One of the key functions of manners is to keep alienating questions of these kinds from arising. Manners have us 1) signal our respect, and 2) offer explanations for behaviors that could be misinterpreted as disrespectful.

I do not believe the behavioral changes in response to the social media and rampant addiction to mobile devices are creating new norms of etiquette. I believe they are destroying manners and weakening human relationships. I believe general decay of manners (and in general of honoring social obligation) contributes to what some are calling a loneliness epidemic.

Respect is a fundamental human need, rooted in the affirmation that our existence is acknowledged and valued by the people around us.
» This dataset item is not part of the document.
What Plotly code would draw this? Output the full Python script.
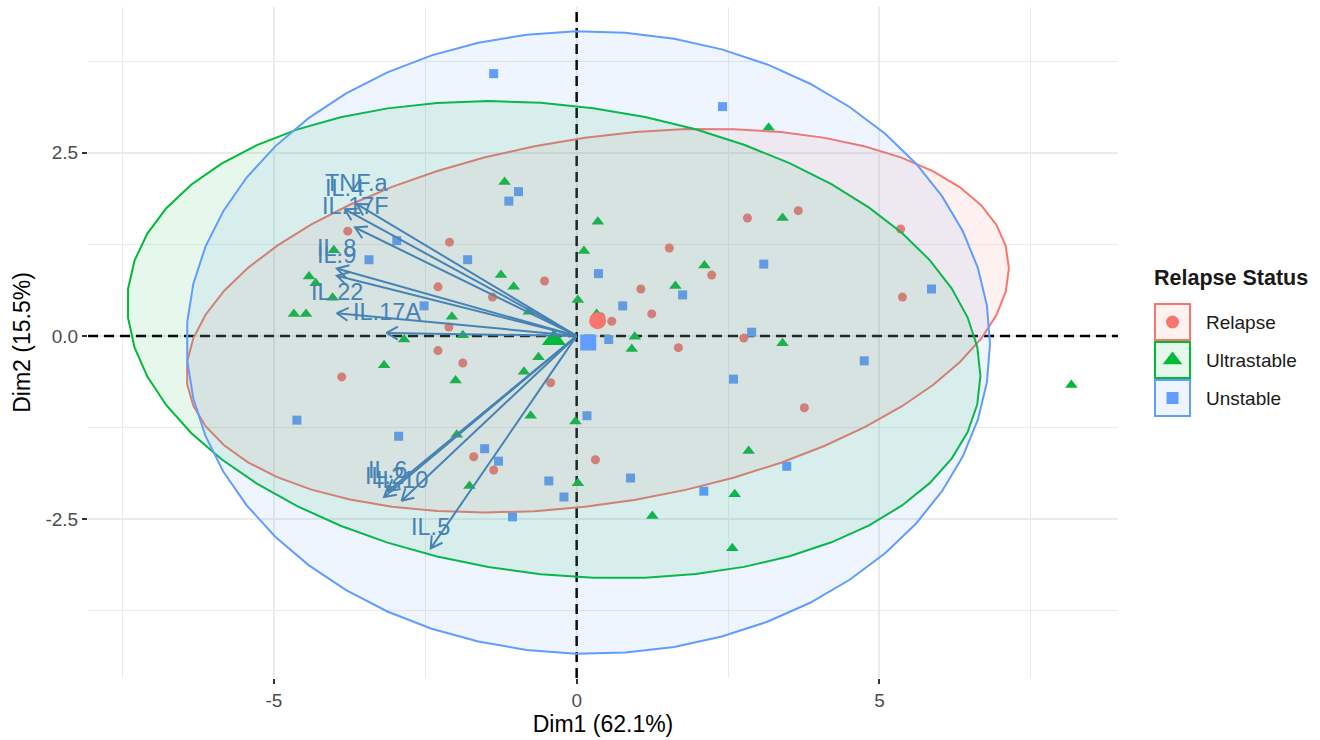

Social norms that allow us to disrespect others (even when that disrespect is not intended or felt as an emotion by the disrespectful) is creating a world that denies these fundamental human needs.

2 thoughts on “The pain of non-response

  1. Truth stings, as it should. You’re missive is making us squirm with uncomfortable conviction. Please don’t stop. Thank you, Stephen.

    1. Thanks, Barry. I’m worried this one might be too crabby. I was less interested in making people feel bad than describing something that is really painful to me and explaining what makes it so unpleasant.